Fascist rule and the Holocaust in France were largely the coming to power of the antidreyfusards. Maurras, who started out in journalism hailing Henry’s false documents incriminating Dreyfus as “absolute truth,” ended as the godfather of the Nazi-collaborationist Vichy regime, after the French army suddenly capitulated to the Nazis in 1940, in the first year of World War II. He was widely seen, correctly, as the intellectual inspiration for the entire fascist ruling clique around dictator Philippe Pétain.

Action française members who played key roles in the collaboration included Raphaël Alibert, Xavier Vallat and Louis Darquier, who oversaw various stages of Vichy’s genocidal anti-Jewish policy; the infamous pro-Nazi propagandist Robert Brasillach; Vichy Finance Minister Pierre Bouthillier; and countless lower-ranking officials, thugs and murderers.

Significantly, when Maurras was sentenced to life in prison for high treason at the end of World War II and the fall of the fascist regime, he cried out: “This is the revenge of Dreyfus!”

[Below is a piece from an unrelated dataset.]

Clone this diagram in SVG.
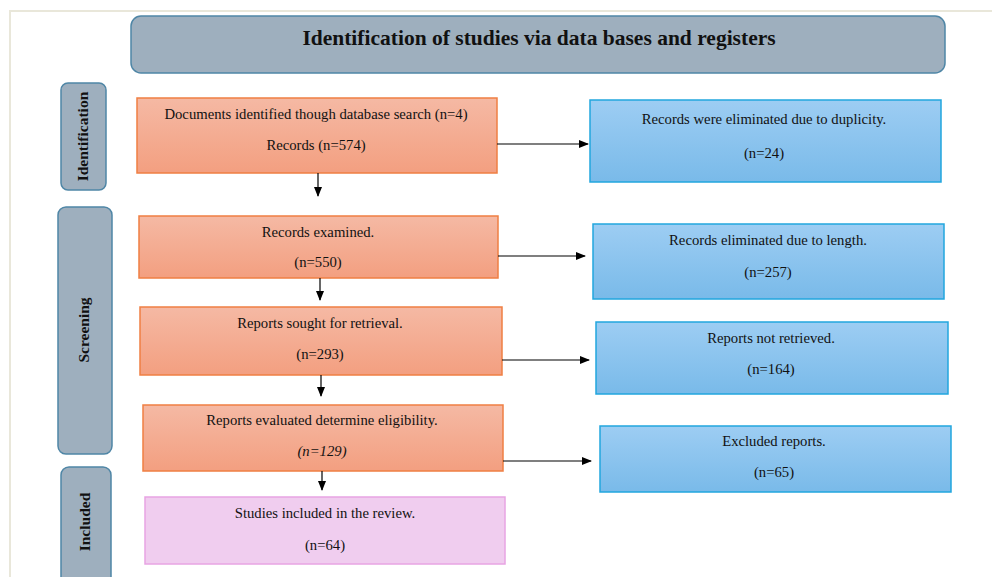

Even so many decades later, none of the fundamental issues involved in the Dreyfus Affair have been resolved. Significantly, the right-wing hysterics of the #MeToo campaign, in contact with French President Emmanuel Macron’s government and authorities in America, have launched a ferocious campaign against J’accuse, trying to prevent the showing of a film recounting one of the most critical battles in the history of the socialist movement. Disgracefully, the film has no distributor at this point in the US or the UK. The World Socialist Web Site will address the #MeToo witch hunt against J’accuse in further articles.

The history of the Dreyfus Affair is of enormous importance today. After French President Emmanuel Macron hailed Pétain as a “great soldier” last year while launching police repression of social protests, and as forces in the French Ministry of Culture try to re-publish the works of Maurras, it is clearer than ever that it does not solely belong to the past. Polanski’s film on this victory of truth against nationalism and militarism is a significant contribution that deserves a wide audience.